Calculating rent is an extremely important part of being a property investor as charging too much or too little can have a damaging effect on your rental return.
Listed below are a few ideas for how you can calculate your rent accurately:
Current rental market
There is no better place to get a ball park figure of what you should be charging than the current rental market. However, you need to remember to focus on suburbs that are near your property as this will give you a more accurate idea. Keep an eye on population statistics, median rent, median property prices as well as vacancy rates. This will give you an idea for the demand of rental properties in your area, which could affect the rent amount. You can get a free property report on our website which will give you some statistics for a suburb by clicking on this link.
Speak to an expert
Experienced property managers can be very valuable as they would know a lot about the current market and what renters are looking for. Information they have about the local market could also be more up to date and relevant than statistics you find online.
They may be able to give you advice about what changes and improvements you can make to your property to attract tenants and what improvements will result in you being able to charge more rent.
Investigate nearby properties
This is a great way to get a firsthand look at what features other properties have and then you can compare it with your own property. There may be certain things that are better or worse, which can help you scale your rent amount.

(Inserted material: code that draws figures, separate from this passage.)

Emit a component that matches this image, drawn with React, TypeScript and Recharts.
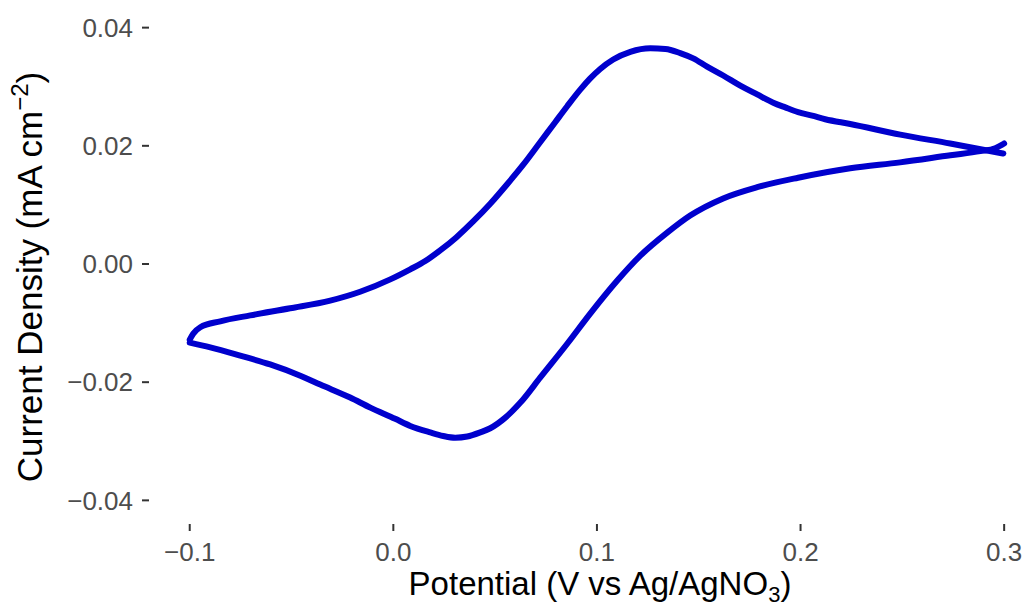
import { LineChart, Line, XAxis, YAxis } from 'recharts';

// reverse (cathodic) scan, listed by increasing potential
const reversePotential = [
  -0.1000, -0.0899, -0.0752, -0.0605, -0.0457, -0.0359, -0.0212, -0.0113, 0.0009, 0.0083,
  0.0181, 0.0245, 0.0304, 0.0363, 0.0427, 0.0476, 0.0550, 0.0623, 0.0722, 0.0854,
  0.0967, 0.1100, 0.1213, 0.1345, 0.1458, 0.1620, 0.1787, 0.1988, 0.2244, 0.2489,
  0.2736, 0.2883, 0.2956, 0.3000,
];
const reverseCurrent = [
  -0.0133, -0.0141, -0.0155, -0.0170, -0.0189, -0.0204, -0.0226, -0.0243, -0.0262, -0.0274,
  -0.0285, -0.0291, -0.0294, -0.0292, -0.0285, -0.0278, -0.0260, -0.0235, -0.0192, -0.0135,
  -0.0084, -0.0028, 0.0014, 0.0053, 0.0082, 0.0111, 0.0130, 0.0146, 0.0162, 0.0172,
  0.0184, 0.0191, 0.0196, 0.0204,
];

// forward (anodic) scan
const forwardPotential = [
  -0.1000, -0.0983, -0.0948, -0.0850, -0.0703, -0.0507, -0.0310, -0.0163, -0.0015, 0.0083,
  0.0157, 0.0230, 0.0309, 0.0392, 0.0476, 0.0559, 0.0638, 0.0721, 0.0795, 0.0854,
  0.0918, 0.0967, 0.1016, 0.1080, 0.1164, 0.1262, 0.1336, 0.1409, 0.1473, 0.1541,
  0.1620, 0.1704, 0.1787, 0.1866, 0.1925, 0.1988, 0.2057, 0.2121, 0.2244, 0.2490,
  0.2735, 0.2996,
];
const forwardCurrent = [
  -0.0128, -0.0118, -0.0107, -0.0097, -0.0087, -0.0075, -0.0062, -0.0047, -0.0026, -0.0009,
  0.0005, 0.0023, 0.0045, 0.0072, 0.0102, 0.0135, 0.0168, 0.0206, 0.0240, 0.0267,
  0.0295, 0.0314, 0.0330, 0.0346, 0.0359, 0.0365, 0.0364, 0.0357, 0.0348, 0.0334,
  0.0319, 0.0302, 0.0287, 0.0273, 0.0265, 0.0257, 0.0251, 0.0245, 0.0237, 0.0219,
  0.0204, 0.0187,
];

const xTicks = [-0.1, 0, 0.1, 0.2, 0.3];
const yTicks = [-0.04, -0.02, 0, 0.02, 0.04];

const reverseData = reversePotential.map((v, i) => ({ potential: v, current: reverseCurrent[i] }));
const forwardData = forwardPotential.map((v, i) => ({ potential: v, current: forwardCurrent[i] }));

const FONT = '"Liberation Sans", Arial, Helvetica, sans-serif';
const BLUE = '#0000cd';

const fmtX = (v: number) => (v < 0 ? '\u2212' : '') + Math.abs(v).toFixed(1);
const fmtY = (v: number) => (v < 0 ? '\u2212' : '') + Math.abs(v).toFixed(2);

export default function App() {
  return (
    <div style={{ position: 'absolute', left: 0, top: 0, width: 1029, height: 606, background: '#fff', fontFamily: FONT }}>
      <LineChart width={1029} height={606} margin={{ top: 4, right: 0, bottom: 0, left: 0 }}>
        <XAxis
          type="number"
          dataKey="potential"
          domain={[-0.12, 0.3122]}
          allowDataOverflow
          ticks={xTicks}
          interval={0}
          tickFormatter={fmtX}
          height={82}
          axisLine={false}
          tickSize={7}
          tickMargin={12}
          tickLine={{ stroke: '#333333', strokeWidth: 2 }}
          tick={{ fill: '#4d4d4d', fontSize: 26, fontFamily: FONT }}
        />
        <YAxis
          type="number"
          dataKey="current"
          domain={[-0.044, 0.044]}
          ticks={yTicks}
          interval={0}
          tickFormatter={fmtY}
          width={149}
          axisLine={false}
          tickSize={7}
          tickMargin={9}
          tickLine={{ stroke: '#333333', strokeWidth: 2 }}
          tick={{ fill: '#4d4d4d', fontSize: 26, fontFamily: FONT }}
        />
        <Line
          data={reverseData}
          type="monotoneX"
          dataKey="current"
          stroke={BLUE}
          strokeWidth={6}
          strokeLinejoin="round"
          strokeLinecap="round"
          dot={false}
          activeDot={false}
          isAnimationActive={false}
        />
        <Line
          data={forwardData}
          type="monotoneX"
          dataKey="current"
          stroke={BLUE}
          strokeWidth={6}
          strokeLinejoin="round"
          strokeLinecap="round"
          dot={false}
          activeDot={false}
          isAnimationActive={false}
        />
        <text x={600} y={595} textAnchor="middle" fontSize={33} fill="#000" fontFamily={FONT}>
          Potential (V vs Ag/AgNO<tspan fontSize={22} dy={7}>3</tspan>
          <tspan dy={-7}>)</tspan>
        </text>
        <text
          x={42}
          y={277}
          transform="rotate(-90, 42, 277)"
          textAnchor="middle"
          fontSize={35}
          fill="#000"
          fontFamily={FONT}
        >
          Current Density (mA cm<tspan fontSize={24} dy={-14}>{'\u22122'}</tspan>
          <tspan dy={14}>)</tspan>
        </text>
      </LineChart>
    </div>
  );
}
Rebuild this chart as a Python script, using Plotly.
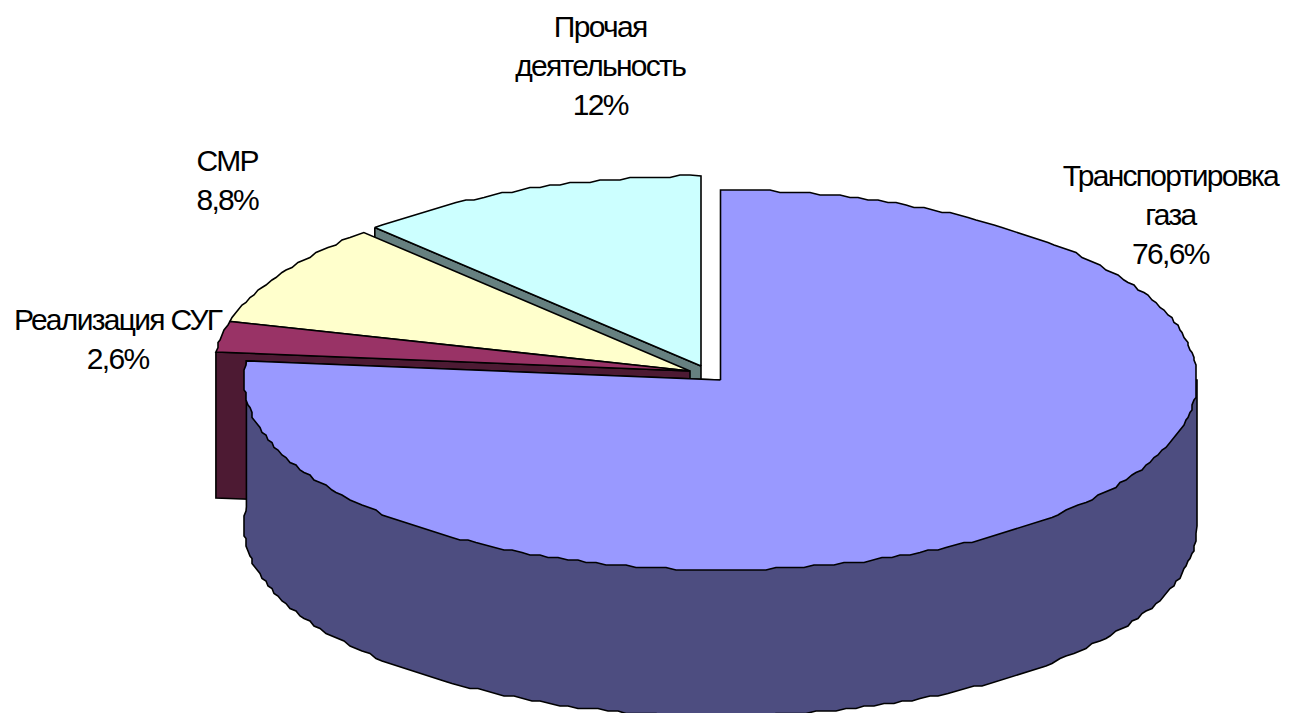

Be careful with rent increases
Rental increases can be a delicate subject for tenants, so as a landlord you need to be cautious if you are considering raising the rent. Firstly, you need to ensure that it is still a similar amount to other comparable properties in the areas. If the rent is significantly higher, it may result in more vacant periods.
Secondly, if you do raise the rent, it is important to provide the tenant with adequate notice. Make sure you check your state’s laws around tenant’s rights.
Finally, rent increases should be done in moderation. Even if you haven’t raised the rent in a number of years, increasing it by over $50 a week could upset your tenants. Small, gradual increases of $5 or $10 will be less extreme.